** start of Provided material **
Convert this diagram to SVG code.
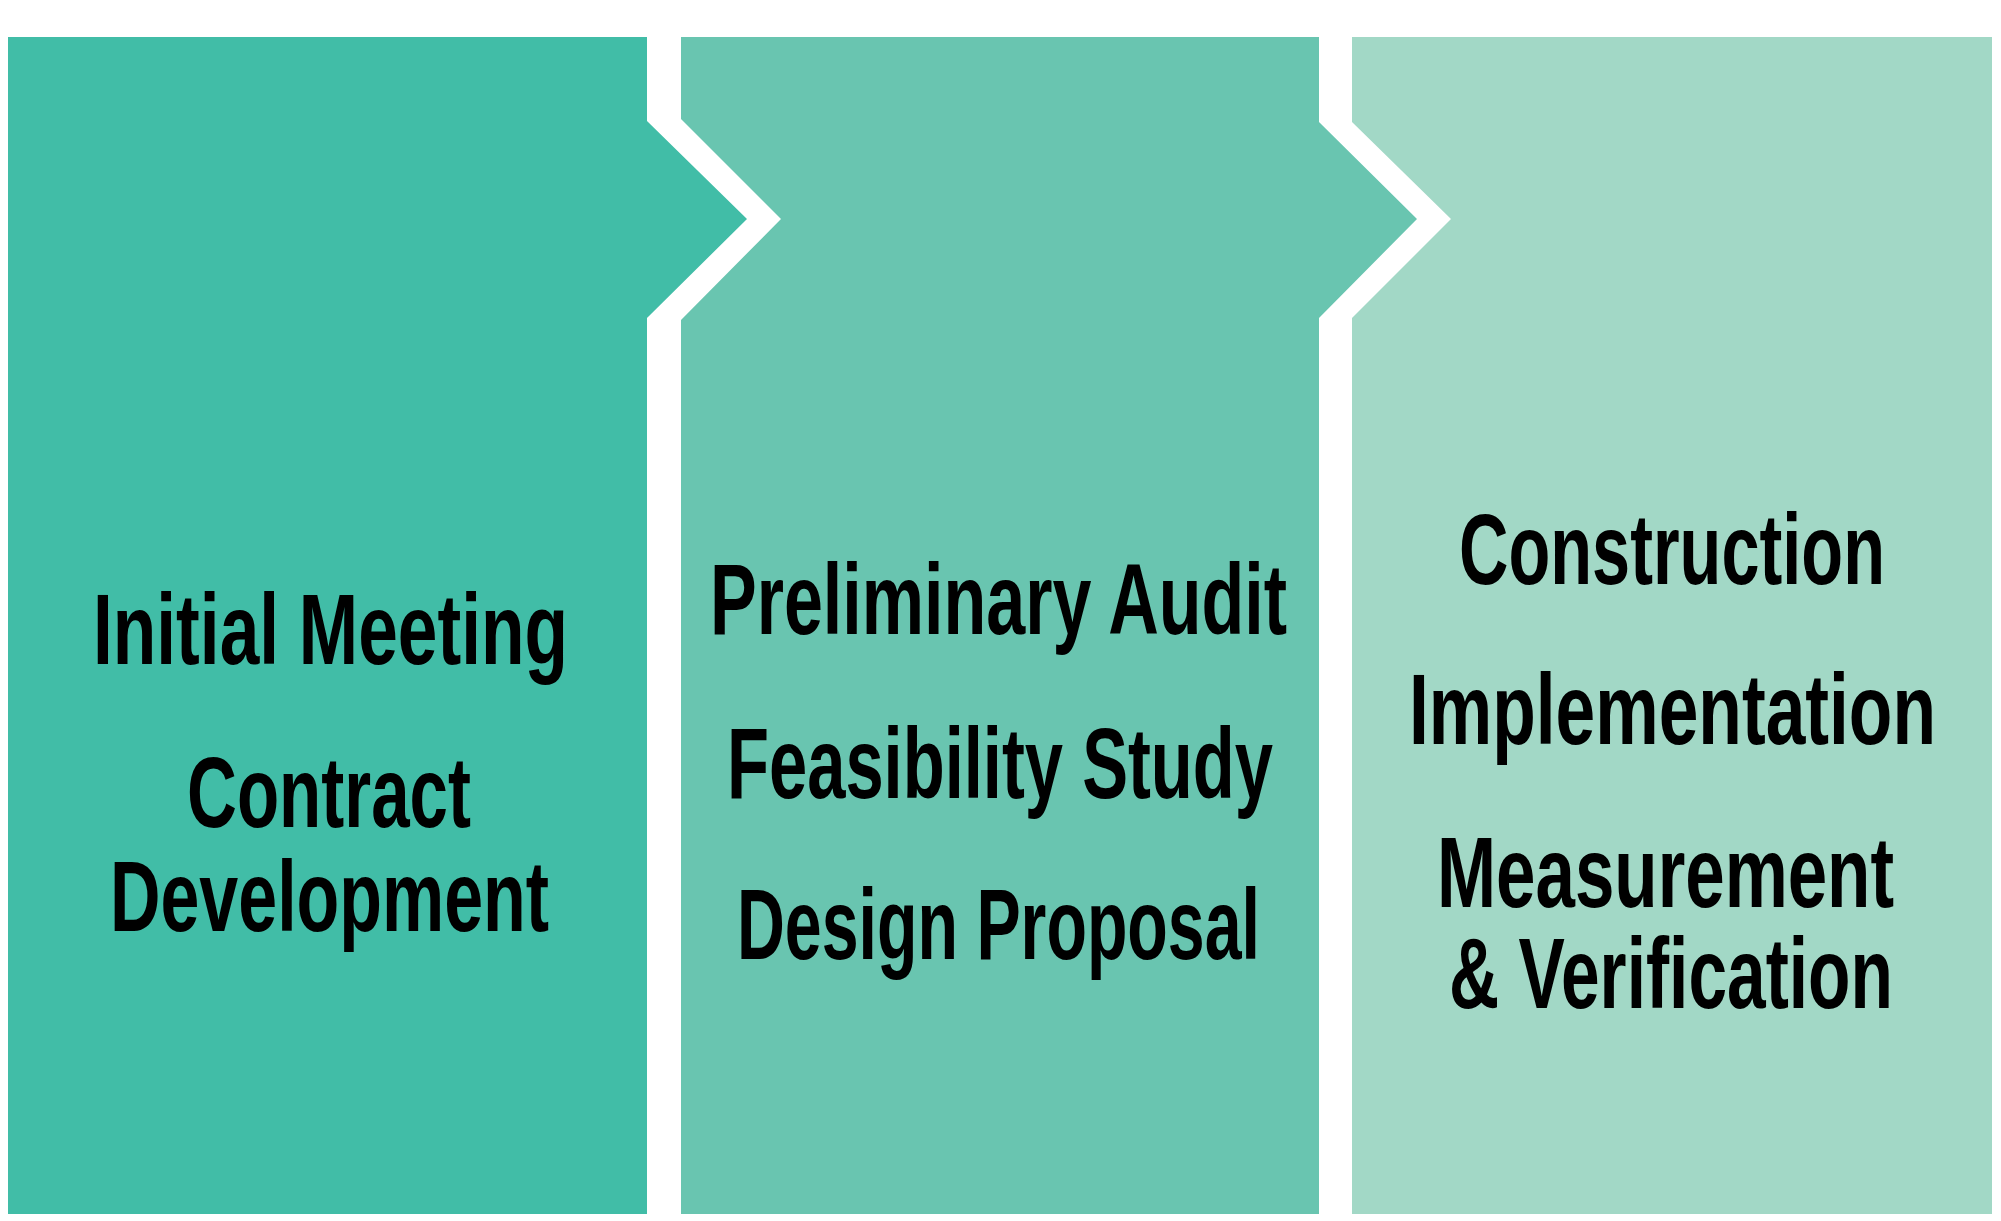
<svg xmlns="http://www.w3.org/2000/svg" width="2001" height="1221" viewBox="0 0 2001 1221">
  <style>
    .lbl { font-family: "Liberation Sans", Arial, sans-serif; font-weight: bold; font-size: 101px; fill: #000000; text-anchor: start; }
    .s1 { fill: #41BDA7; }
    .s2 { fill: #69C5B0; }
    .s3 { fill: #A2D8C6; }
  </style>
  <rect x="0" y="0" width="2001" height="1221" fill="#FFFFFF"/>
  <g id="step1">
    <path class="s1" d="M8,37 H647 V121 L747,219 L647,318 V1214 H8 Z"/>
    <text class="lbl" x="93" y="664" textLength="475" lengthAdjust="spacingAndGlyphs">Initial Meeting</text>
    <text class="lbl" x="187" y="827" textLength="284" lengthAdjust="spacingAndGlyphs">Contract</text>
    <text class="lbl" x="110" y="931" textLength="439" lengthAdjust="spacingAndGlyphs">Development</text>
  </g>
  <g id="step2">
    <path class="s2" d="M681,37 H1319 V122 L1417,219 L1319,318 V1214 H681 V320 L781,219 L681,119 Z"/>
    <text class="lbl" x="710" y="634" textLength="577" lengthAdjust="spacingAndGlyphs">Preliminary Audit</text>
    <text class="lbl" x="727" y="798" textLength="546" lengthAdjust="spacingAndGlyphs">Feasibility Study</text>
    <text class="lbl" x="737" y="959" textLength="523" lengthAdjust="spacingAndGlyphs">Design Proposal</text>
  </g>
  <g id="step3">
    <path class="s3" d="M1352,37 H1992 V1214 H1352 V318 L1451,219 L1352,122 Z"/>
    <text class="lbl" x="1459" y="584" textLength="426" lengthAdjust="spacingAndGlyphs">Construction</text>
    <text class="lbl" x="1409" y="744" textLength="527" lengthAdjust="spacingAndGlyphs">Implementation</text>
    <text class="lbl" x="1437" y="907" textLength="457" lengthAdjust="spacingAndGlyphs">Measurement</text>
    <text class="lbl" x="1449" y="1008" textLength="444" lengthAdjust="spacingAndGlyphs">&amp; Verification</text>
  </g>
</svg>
** end of Provided material **
What the task asks
Give every line back word for word and leave the pictures out.

Task output
Convert this diagram to SVG code.
<svg xmlns="http://www.w3.org/2000/svg" width="2001" height="1221" viewBox="0 0 2001 1221">
  <style>
    .lbl { font-family: "Liberation Sans", Arial, sans-serif; font-weight: bold; font-size: 101px; fill: #000000; text-anchor: start; }
    .s1 { fill: #41BDA7; }
    .s2 { fill: #69C5B0; }
    .s3 { fill: #A2D8C6; }
  </style>
  <rect x="0" y="0" width="2001" height="1221" fill="#FFFFFF"/>
  <g id="step1">
    <path class="s1" d="M8,37 H647 V121 L747,219 L647,318 V1214 H8 Z"/>
    <text class="lbl" x="93" y="664" textLength="475" lengthAdjust="spacingAndGlyphs">Initial Meeting</text>
    <text class="lbl" x="187" y="827" textLength="284" lengthAdjust="spacingAndGlyphs">Contract</text>
    <text class="lbl" x="110" y="931" textLength="439" lengthAdjust="spacingAndGlyphs">Development</text>
  </g>
  <g id="step2">
    <path class="s2" d="M681,37 H1319 V122 L1417,219 L1319,318 V1214 H681 V320 L781,219 L681,119 Z"/>
    <text class="lbl" x="710" y="634" textLength="577" lengthAdjust="spacingAndGlyphs">Preliminary Audit</text>
    <text class="lbl" x="727" y="798" textLength="546" lengthAdjust="spacingAndGlyphs">Feasibility Study</text>
    <text class="lbl" x="737" y="959" textLength="523" lengthAdjust="spacingAndGlyphs">Design Proposal</text>
  </g>
  <g id="step3">
    <path class="s3" d="M1352,37 H1992 V1214 H1352 V318 L1451,219 L1352,122 Z"/>
    <text class="lbl" x="1459" y="584" textLength="426" lengthAdjust="spacingAndGlyphs">Construction</text>
    <text class="lbl" x="1409" y="744" textLength="527" lengthAdjust="spacingAndGlyphs">Implementation</text>
    <text class="lbl" x="1437" y="907" textLength="457" lengthAdjust="spacingAndGlyphs">Measurement</text>
    <text class="lbl" x="1449" y="1008" textLength="444" lengthAdjust="spacingAndGlyphs">&amp; Verification</text>
  </g>
</svg>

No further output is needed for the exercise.